» DATA BLOCK:
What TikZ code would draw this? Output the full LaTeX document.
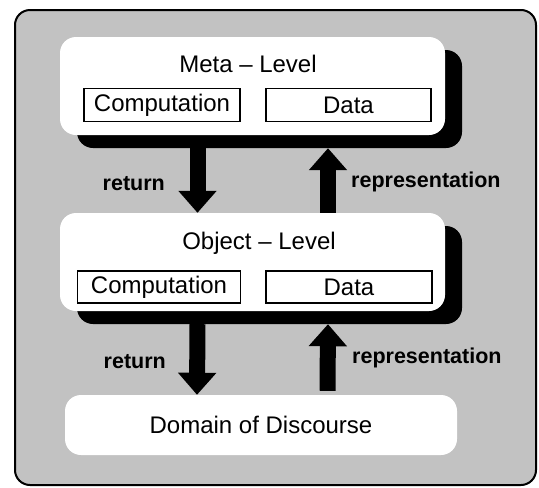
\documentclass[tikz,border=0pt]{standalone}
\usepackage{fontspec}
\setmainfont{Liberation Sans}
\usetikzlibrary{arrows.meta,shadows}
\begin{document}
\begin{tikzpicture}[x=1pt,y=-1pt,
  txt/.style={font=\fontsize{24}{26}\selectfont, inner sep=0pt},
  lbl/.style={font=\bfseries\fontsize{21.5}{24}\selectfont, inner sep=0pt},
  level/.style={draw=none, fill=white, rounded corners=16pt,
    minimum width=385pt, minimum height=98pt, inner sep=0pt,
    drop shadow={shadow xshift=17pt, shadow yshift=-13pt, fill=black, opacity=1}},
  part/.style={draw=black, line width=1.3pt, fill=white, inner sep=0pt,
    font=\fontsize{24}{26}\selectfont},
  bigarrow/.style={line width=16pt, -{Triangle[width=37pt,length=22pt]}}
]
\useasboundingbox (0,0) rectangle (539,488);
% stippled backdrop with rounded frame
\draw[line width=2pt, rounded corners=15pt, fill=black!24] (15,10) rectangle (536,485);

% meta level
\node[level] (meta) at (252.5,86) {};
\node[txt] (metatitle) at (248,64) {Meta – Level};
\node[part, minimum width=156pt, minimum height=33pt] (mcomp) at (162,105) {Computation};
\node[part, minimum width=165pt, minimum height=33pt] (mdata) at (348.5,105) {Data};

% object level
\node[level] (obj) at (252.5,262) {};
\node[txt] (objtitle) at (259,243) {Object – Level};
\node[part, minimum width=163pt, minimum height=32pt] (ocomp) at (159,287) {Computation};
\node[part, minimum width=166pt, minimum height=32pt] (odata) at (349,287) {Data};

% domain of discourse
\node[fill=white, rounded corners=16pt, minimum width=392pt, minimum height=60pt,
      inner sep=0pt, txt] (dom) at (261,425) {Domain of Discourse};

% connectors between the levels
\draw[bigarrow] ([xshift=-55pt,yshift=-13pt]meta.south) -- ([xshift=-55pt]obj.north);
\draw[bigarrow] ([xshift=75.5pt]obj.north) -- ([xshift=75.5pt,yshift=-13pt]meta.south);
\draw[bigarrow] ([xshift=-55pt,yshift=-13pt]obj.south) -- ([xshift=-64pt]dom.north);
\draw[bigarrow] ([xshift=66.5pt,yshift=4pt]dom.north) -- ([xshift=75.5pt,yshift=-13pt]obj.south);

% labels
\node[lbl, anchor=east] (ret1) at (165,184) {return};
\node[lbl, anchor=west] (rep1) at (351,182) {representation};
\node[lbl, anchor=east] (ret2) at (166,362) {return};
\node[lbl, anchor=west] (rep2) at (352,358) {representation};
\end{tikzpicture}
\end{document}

» PROBLEM STATEMENT: In this exercise, set down all of the data exactly, without the pictures.

» TASK OUTPUT:
What TikZ code would draw this? Output the full LaTeX document.
\documentclass[tikz,border=0pt]{standalone}
\usepackage{fontspec}
\setmainfont{Liberation Sans}
\usetikzlibrary{arrows.meta,shadows}
\begin{document}
\begin{tikzpicture}[x=1pt,y=-1pt,
  txt/.style={font=\fontsize{24}{26}\selectfont, inner sep=0pt},
  lbl/.style={font=\bfseries\fontsize{21.5}{24}\selectfont, inner sep=0pt},
  level/.style={draw=none, fill=white, rounded corners=16pt,
    minimum width=385pt, minimum height=98pt, inner sep=0pt,
    drop shadow={shadow xshift=17pt, shadow yshift=-13pt, fill=black, opacity=1}},
  part/.style={draw=black, line width=1.3pt, fill=white, inner sep=0pt,
    font=\fontsize{24}{26}\selectfont},
  bigarrow/.style={line width=16pt, -{Triangle[width=37pt,length=22pt]}}
]
\useasboundingbox (0,0) rectangle (539,488);
% stippled backdrop with rounded frame
\draw[line width=2pt, rounded corners=15pt, fill=black!24] (15,10) rectangle (536,485);

% meta level
\node[level] (meta) at (252.5,86) {};
\node[txt] (metatitle) at (248,64) {Meta – Level};
\node[part, minimum width=156pt, minimum height=33pt] (mcomp) at (162,105) {Computation};
\node[part, minimum width=165pt, minimum height=33pt] (mdata) at (348.5,105) {Data};

% object level
\node[level] (obj) at (252.5,262) {};
\node[txt] (objtitle) at (259,243) {Object – Level};
\node[part, minimum width=163pt, minimum height=32pt] (ocomp) at (159,287) {Computation};
\node[part, minimum width=166pt, minimum height=32pt] (odata) at (349,287) {Data};

% domain of discourse
\node[fill=white, rounded corners=16pt, minimum width=392pt, minimum height=60pt,
      inner sep=0pt, txt] (dom) at (261,425) {Domain of Discourse};

% connectors between the levels
\draw[bigarrow] ([xshift=-55pt,yshift=-13pt]meta.south) -- ([xshift=-55pt]obj.north);
\draw[bigarrow] ([xshift=75.5pt]obj.north) -- ([xshift=75.5pt,yshift=-13pt]meta.south);
\draw[bigarrow] ([xshift=-55pt,yshift=-13pt]obj.south) -- ([xshift=-64pt]dom.north);
\draw[bigarrow] ([xshift=66.5pt,yshift=4pt]dom.north) -- ([xshift=75.5pt,yshift=-13pt]obj.south);

% labels
\node[lbl, anchor=east] (ret1) at (165,184) {return};
\node[lbl, anchor=west] (rep1) at (351,182) {representation};
\node[lbl, anchor=east] (ret2) at (166,362) {return};
\node[lbl, anchor=west] (rep2) at (352,358) {representation};
\end{tikzpicture}
\end{document}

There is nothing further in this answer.